Réduit à défendre la politique d’austérité du gouvernement, Harlem Désir contribue à l’éloignement croissant du PS de la gauche de la gauche. Le secrétaire national du Parti de gauche, François Delapierre,  a ainsi récemment déclaré à son égard : « Désir se réclame de Blum mais il est davantage l’héritier de Daladier qui justifiait déjà par des bobards sa soumission au gouvernement allemand ». Et toute la bonne volonté affichée par le premier secrétaire d’opérer un chimérique rapprochement avec cette partie de la gauche, ne peut faire oublier le simple fait que lors de la constitution de son équipe dirigeante, il n’a accordé aucune place aux membres de la motion Maintenant la gauche, celle défendue par son principal adversaire du congrès de Toulouse, Emmanuel Maurel.

Et comme si cela ne suffisait pas, il doit aussi faire face à de vives critiques venant de son propre camp. Aux constantes attaques d’un Jean-Christophe Cambadélis rendu amer par sa défaite, viennent s’ajouter les remontrances de plus en plus de membres du gouvernement, dont ses soutiens initiaux, qui lui reprochent son manque de consistance. Ainsi, Stéphane Le Foll a déclaré : « [Harlem Désir] a la nécessité de prendre en main la mesure de la situation globale et de fixer des objectifs de travail pour le PS ». « Il y a quelque chose qui ne fonctionne pas au PS », ajoute François Rebsamen, président du groupe socialiste au Sénat.

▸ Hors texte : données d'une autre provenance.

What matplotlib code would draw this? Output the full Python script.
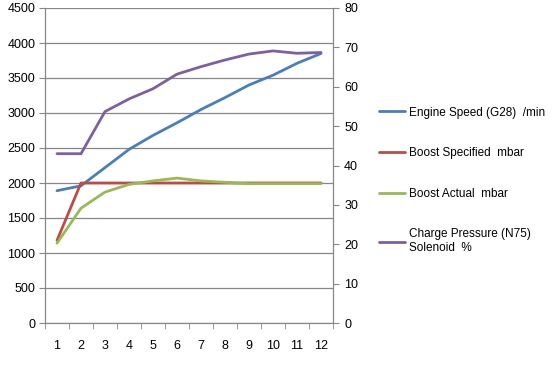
import matplotlib.pyplot as plt
import numpy as np

# values
samples = np.arange(1, 13)
engine_speed = [1890, 1960, 2220, 2480, 2680, 2860, 3050, 3220, 3400, 3540, 3710, 3850]
boost_specified = [1180, 2000, 2000, 2000, 2000, 2000, 2000, 2000, 2000, 2000, 2000, 2000]
boost_actual = [1140, 1640, 1870, 1980, 2030, 2070, 2030, 2010, 1990, 1990, 1990, 1990]
charge_pressure = [43, 43, 53.7, 56.9, 59.5, 63.2, 65.1, 66.8, 68.3, 69.1, 68.5, 68.7]

labels = ['Engine Speed (G28)  /min', 'Boost Specified  mbar', 'Boost Actual  mbar',
          'Charge Pressure (N75)\nSolenoid  %']
colors = ['#4A7EBB', '#BE4B48', '#98B954', '#7D60A0']

plt.rcParams['font.family'] = ['Liberation Sans', 'DejaVu Sans']
plt.rcParams['font.size'] = 9
grey = '#868686'

fig = plt.figure(figsize=(5.52, 3.65), dpi=100)
ax = fig.add_axes([45/552, 42/365, 288/552, 315/365])
ax2 = ax.twinx()

l1, = ax.plot(samples, engine_speed, color=colors[0], lw=2, solid_capstyle='round')
l2, = ax.plot(samples, boost_specified, color=colors[1], lw=2, solid_capstyle='round')
l3, = ax.plot(samples, boost_actual, color=colors[2], lw=2, solid_capstyle='round')
l4, = ax2.plot(samples, charge_pressure, color=colors[3], lw=2, solid_capstyle='round')

ax.set_xlim(0.5, 12.5)
ax.set_ylim(0, 4500)
ax.set_yticks(np.arange(0, 4501, 500))
ax2.set_ylim(0, 80)
ax2.set_yticks(np.arange(0, 81, 10))
ax.set_xticks(samples)
ax.set_xticks(np.arange(0.5, 12.6, 1), minor=True)
ax.tick_params(axis='x', which='major', length=0, pad=12)
ax.tick_params(axis='x', which='minor', length=4, color=grey)
ax.tick_params(axis='y', length=4, color=grey, pad=3)
ax2.tick_params(axis='y', length=4, color=grey, pad=4)
ax.yaxis.grid(True, color=grey, lw=0.9)
ax.set_axisbelow(True)

for a in (ax, ax2):
    a.spines['top'].set_visible(False)
    for s in ('left', 'right', 'bottom'):
        a.spines[s].set_color(grey)

fig.legend([l1, l2, l3, l4], labels, loc='upper left', bbox_to_anchor=(368/552, 1 - 96/365),
           frameon=False, labelspacing=2.42, handlelength=2.2, handletextpad=0.4, fontsize=8.5)

plt.savefig('out.png', dpi=100)
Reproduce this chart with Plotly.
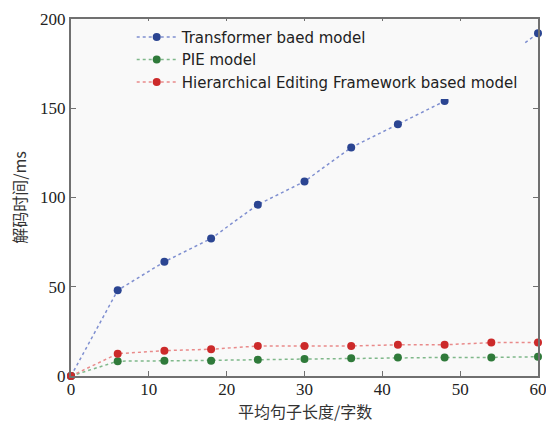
import plotly.graph_objects as go

x = [0, 6, 12, 18, 24, 30, 36, 42, 48, 54, 60]
transformer = [0, 48, 64, 77, 96, 109, 128, 141, 154, 173, 192]
pie = [0, 8.3, 8.5, 8.6, 9.1, 9.5, 9.9, 10.4, 10.4, 10.4, 10.8]
hef = [0, 12.5, 14.2, 15.0, 16.8, 16.8, 16.8, 17.5, 17.5, 18.7, 18.7]

names = ["Transformer baed model", "PIE model", "Hierarchical Editing Framework based model"]
colors = ["#2b4592", "#2f7a3a", "#cc2a2a"]
linecolors = ["#7f8fd0", "#7fb88a", "#e98a8a"]
x_title = "平均句子长度/字数"
y_title = "解码时间/ms"

fig = go.Figure()
for ys, n, c, lc in zip([transformer, pie, hef], names, colors, linecolors):
    fig.add_trace(go.Scatter(
        x=x, y=ys, name=n, mode="lines+markers",
        line=dict(color=lc, width=1.5, dash="dot"),
        marker=dict(color=c, size=8),
        cliponaxis=False,
    ))

axis_common = dict(
    showline=True, linecolor="#707070", linewidth=2, mirror="ticks",
    ticks="inside", ticklen=5, tickcolor="#707070", showgrid=False, zeroline=False,
    automargin=False, ticklabeloverflow="allow",
    tickfont=dict(family="Liberation Serif", size=17, color="#222"),
)
fig.update_layout(
    width=546, height=422,
    margin=dict(l=71, r=8, t=19, b=46),
    paper_bgcolor="white", plot_bgcolor="#f9f9f9",
    xaxis=dict(range=[0, 60], dtick=10, ticklabelstandoff=-3, **axis_common),
    yaxis=dict(range=[0, 200], dtick=50, **axis_common),
    legend=dict(x=0.13, y=0.995, xanchor="left", yanchor="top",
                bgcolor="#f9f9f9", borderwidth=0,
                font=dict(family="DejaVu Sans", size=15, color="#222"),
                itemwidth=40, tracegroupgap=0),
    showlegend=True,
    annotations=[
        dict(text=x_title, xref="paper", yref="paper", x=0.5, y=-0.098,
             xanchor="center", yanchor="middle", showarrow=False,
             font=dict(family="Noto Sans CJK SC", size=16, color="#333")),
        dict(text=y_title, xref="paper", yref="paper", x=-0.113, y=0.5,
             xanchor="center", yanchor="middle", showarrow=False, textangle=-90,
             font=dict(family="Noto Sans CJK SC", size=16, color="#333")),
    ],
)
fig.write_html("out.html", config={"displayModeBar": False},
               post_script="document.body.style.margin='0';document.body.style.overflow='hidden';")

Harlem Désir a touché le fond du gouffre politico-médiatique samedi dernier, lorsqu’il s’est fait étriller et humilier, pour ne pas dire tout simplement « démonter », par cet abominable réactionnaire qu’est … Laurent Ruquier, dans On n’est pas couché ( aidé, il est vrai, par Eric Zemmour, mais bon c’est quand même Laurent Ruquier qui a fait le plus gros du boulot ).
Espérons que M. Désir était à ce moment là devant sa télévision et que ça l’ait fait réagir, car il est plus que temps que le PS sorte de sa torpeur.